- Exercise directions: Find the string "script" in the entries and copy each line that has it.
━━ Excerpted records
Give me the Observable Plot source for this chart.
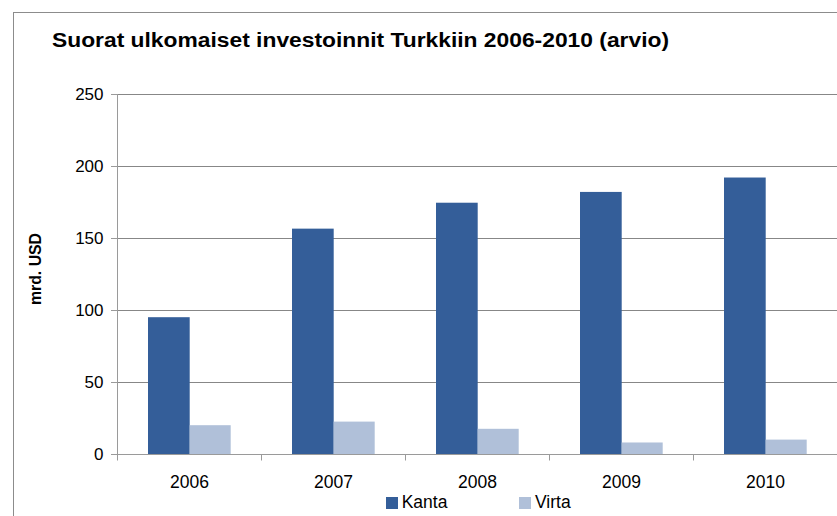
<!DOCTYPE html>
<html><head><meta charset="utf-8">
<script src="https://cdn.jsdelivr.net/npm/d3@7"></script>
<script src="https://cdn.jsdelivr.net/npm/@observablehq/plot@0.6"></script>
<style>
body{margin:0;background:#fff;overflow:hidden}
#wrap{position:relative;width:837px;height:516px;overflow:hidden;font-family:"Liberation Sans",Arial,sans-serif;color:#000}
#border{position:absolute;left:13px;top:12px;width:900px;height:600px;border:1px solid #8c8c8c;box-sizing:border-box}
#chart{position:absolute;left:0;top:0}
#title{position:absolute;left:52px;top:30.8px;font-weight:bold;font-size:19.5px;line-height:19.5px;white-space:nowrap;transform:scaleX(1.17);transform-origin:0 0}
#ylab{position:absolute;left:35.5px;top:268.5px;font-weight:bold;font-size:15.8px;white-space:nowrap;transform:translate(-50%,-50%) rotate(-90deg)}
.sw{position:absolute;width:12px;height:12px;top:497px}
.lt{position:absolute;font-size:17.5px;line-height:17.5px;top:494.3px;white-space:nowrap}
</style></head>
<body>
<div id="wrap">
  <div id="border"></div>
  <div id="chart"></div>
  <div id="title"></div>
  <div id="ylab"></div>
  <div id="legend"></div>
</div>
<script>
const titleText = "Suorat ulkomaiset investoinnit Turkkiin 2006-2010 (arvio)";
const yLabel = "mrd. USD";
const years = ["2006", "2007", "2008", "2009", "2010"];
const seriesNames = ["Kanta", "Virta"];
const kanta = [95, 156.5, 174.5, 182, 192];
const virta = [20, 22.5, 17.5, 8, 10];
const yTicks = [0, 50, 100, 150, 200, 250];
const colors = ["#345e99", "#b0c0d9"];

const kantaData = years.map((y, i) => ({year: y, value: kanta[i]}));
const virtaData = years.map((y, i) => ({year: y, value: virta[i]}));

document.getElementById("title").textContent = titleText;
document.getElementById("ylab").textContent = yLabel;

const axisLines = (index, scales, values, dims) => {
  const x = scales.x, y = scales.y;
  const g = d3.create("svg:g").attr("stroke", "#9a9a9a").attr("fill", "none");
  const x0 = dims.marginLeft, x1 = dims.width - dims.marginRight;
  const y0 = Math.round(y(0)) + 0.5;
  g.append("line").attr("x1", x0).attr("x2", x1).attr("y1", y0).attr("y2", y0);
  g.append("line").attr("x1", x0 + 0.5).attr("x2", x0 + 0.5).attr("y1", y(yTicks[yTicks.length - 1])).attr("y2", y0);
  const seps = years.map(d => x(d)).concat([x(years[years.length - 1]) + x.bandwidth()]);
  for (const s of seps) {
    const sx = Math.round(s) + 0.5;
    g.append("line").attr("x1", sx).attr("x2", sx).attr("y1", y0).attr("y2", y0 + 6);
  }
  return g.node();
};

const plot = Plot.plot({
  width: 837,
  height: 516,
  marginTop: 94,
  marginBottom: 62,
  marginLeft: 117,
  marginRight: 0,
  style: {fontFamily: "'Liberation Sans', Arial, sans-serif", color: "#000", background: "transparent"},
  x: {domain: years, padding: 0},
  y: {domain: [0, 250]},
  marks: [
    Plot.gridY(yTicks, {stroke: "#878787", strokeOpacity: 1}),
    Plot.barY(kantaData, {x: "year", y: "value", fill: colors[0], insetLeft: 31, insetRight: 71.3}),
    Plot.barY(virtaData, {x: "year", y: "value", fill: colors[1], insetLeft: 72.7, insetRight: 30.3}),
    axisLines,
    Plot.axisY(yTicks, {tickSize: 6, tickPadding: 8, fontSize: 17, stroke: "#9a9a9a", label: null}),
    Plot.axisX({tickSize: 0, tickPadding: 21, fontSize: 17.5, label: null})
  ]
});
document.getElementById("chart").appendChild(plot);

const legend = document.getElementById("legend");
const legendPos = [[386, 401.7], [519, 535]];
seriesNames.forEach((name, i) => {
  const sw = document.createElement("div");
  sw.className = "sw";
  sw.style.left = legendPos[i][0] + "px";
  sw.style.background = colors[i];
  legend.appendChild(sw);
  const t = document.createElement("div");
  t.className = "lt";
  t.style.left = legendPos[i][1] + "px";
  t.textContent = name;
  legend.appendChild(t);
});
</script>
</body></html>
━━━━
━━ Excerpted records
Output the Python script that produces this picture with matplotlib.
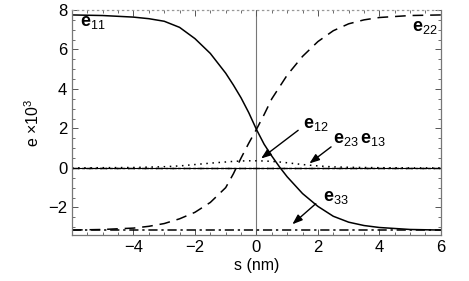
━━━━
- Exercise solution:
<script src="https://cdn.jsdelivr.net/npm/d3@7"></script>
<script src="https://cdn.jsdelivr.net/npm/@observablehq/plot@0.6"></script>
<script>
</script>
Output the Python script that produces this picture with matplotlib.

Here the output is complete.